INSTRUCTIONS FOR THE TASK
Transcribe all the entries word for word, but omit the images.

Rows from a dataset of charts and code
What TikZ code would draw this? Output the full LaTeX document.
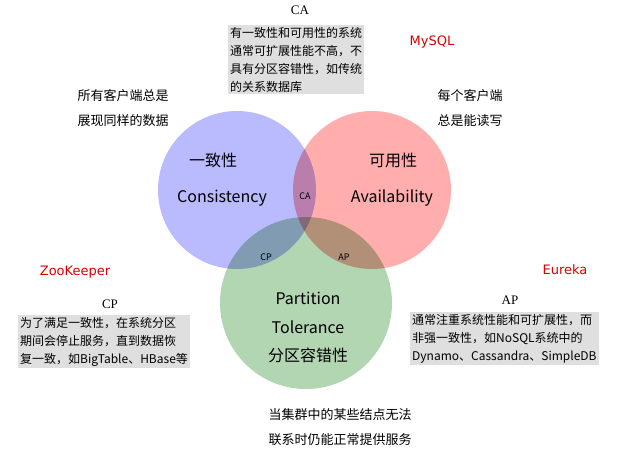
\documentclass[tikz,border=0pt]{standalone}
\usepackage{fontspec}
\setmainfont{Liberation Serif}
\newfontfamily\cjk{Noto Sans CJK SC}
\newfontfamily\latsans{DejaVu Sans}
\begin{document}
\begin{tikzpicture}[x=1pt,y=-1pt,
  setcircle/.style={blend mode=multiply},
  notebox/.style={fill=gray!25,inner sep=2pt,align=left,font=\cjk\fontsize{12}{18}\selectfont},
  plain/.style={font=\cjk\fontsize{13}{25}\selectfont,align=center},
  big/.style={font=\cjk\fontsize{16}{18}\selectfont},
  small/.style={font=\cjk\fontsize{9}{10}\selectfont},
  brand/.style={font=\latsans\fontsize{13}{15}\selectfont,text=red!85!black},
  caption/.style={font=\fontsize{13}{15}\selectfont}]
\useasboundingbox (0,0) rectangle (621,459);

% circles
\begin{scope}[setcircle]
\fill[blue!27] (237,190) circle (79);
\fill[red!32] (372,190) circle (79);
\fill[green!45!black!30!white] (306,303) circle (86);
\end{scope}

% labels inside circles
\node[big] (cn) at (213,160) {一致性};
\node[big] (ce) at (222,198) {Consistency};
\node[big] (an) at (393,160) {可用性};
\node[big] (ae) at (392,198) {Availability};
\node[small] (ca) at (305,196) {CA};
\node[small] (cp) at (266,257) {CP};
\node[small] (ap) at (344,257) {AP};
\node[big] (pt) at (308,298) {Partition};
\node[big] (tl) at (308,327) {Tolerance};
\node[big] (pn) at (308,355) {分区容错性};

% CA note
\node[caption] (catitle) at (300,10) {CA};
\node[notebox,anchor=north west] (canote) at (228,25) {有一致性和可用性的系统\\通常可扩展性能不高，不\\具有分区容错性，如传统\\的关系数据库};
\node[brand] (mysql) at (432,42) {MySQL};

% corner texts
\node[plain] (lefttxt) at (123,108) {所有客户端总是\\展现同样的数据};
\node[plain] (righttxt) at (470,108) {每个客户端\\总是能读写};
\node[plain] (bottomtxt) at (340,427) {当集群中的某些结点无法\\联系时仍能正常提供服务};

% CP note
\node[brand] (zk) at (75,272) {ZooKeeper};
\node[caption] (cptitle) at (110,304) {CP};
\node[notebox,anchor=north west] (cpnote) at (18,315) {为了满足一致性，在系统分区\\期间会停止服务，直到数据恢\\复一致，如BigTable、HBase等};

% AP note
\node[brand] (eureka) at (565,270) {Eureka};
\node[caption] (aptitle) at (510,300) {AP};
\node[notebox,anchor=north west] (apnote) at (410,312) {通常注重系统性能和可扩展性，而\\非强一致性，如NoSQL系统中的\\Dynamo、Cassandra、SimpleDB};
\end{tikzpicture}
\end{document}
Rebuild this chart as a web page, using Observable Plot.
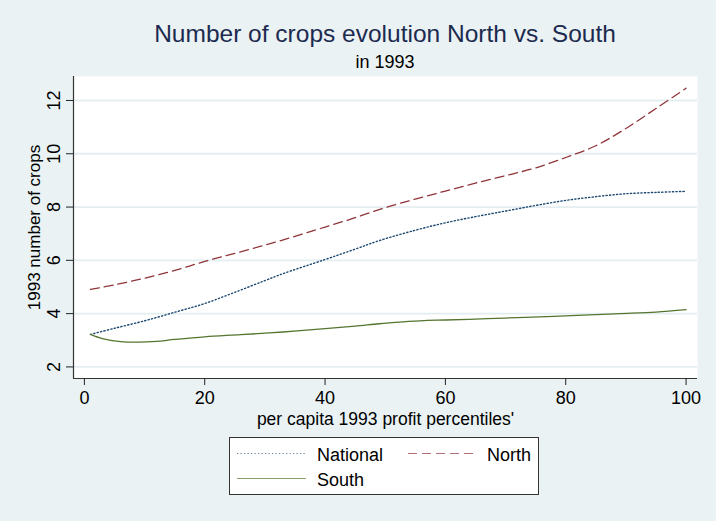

WRITTEN SOLUTION
What TikZ code would draw this? Output the full LaTeX document.
\documentclass[tikz,border=0pt]{standalone}
\usepackage{fontspec}
\setmainfont{Liberation Serif}
\newfontfamily\cjk{Noto Sans CJK SC}
\newfontfamily\latsans{DejaVu Sans}
\begin{document}
\begin{tikzpicture}[x=1pt,y=-1pt,
  setcircle/.style={blend mode=multiply},
  notebox/.style={fill=gray!25,inner sep=2pt,align=left,font=\cjk\fontsize{12}{18}\selectfont},
  plain/.style={font=\cjk\fontsize{13}{25}\selectfont,align=center},
  big/.style={font=\cjk\fontsize{16}{18}\selectfont},
  small/.style={font=\cjk\fontsize{9}{10}\selectfont},
  brand/.style={font=\latsans\fontsize{13}{15}\selectfont,text=red!85!black},
  caption/.style={font=\fontsize{13}{15}\selectfont}]
\useasboundingbox (0,0) rectangle (621,459);

% circles
\begin{scope}[setcircle]
\fill[blue!27] (237,190) circle (79);
\fill[red!32] (372,190) circle (79);
\fill[green!45!black!30!white] (306,303) circle (86);
\end{scope}

% labels inside circles
\node[big] (cn) at (213,160) {一致性};
\node[big] (ce) at (222,198) {Consistency};
\node[big] (an) at (393,160) {可用性};
\node[big] (ae) at (392,198) {Availability};
\node[small] (ca) at (305,196) {CA};
\node[small] (cp) at (266,257) {CP};
\node[small] (ap) at (344,257) {AP};
\node[big] (pt) at (308,298) {Partition};
\node[big] (tl) at (308,327) {Tolerance};
\node[big] (pn) at (308,355) {分区容错性};

% CA note
\node[caption] (catitle) at (300,10) {CA};
\node[notebox,anchor=north west] (canote) at (228,25) {有一致性和可用性的系统\\通常可扩展性能不高，不\\具有分区容错性，如传统\\的关系数据库};
\node[brand] (mysql) at (432,42) {MySQL};

% corner texts
\node[plain] (lefttxt) at (123,108) {所有客户端总是\\展现同样的数据};
\node[plain] (righttxt) at (470,108) {每个客户端\\总是能读写};
\node[plain] (bottomtxt) at (340,427) {当集群中的某些结点无法\\联系时仍能正常提供服务};

% CP note
\node[brand] (zk) at (75,272) {ZooKeeper};
\node[caption] (cptitle) at (110,304) {CP};
\node[notebox,anchor=north west] (cpnote) at (18,315) {为了满足一致性，在系统分区\\期间会停止服务，直到数据恢\\复一致，如BigTable、HBase等};

% AP note
\node[brand] (eureka) at (565,270) {Eureka};
\node[caption] (aptitle) at (510,300) {AP};
\node[notebox,anchor=north west] (apnote) at (410,312) {通常注重系统性能和可扩展性，而\\非强一致性，如NoSQL系统中的\\Dynamo、Cassandra、SimpleDB};
\end{tikzpicture}
\end{document}
Rebuild this chart as a web page, using Observable Plot.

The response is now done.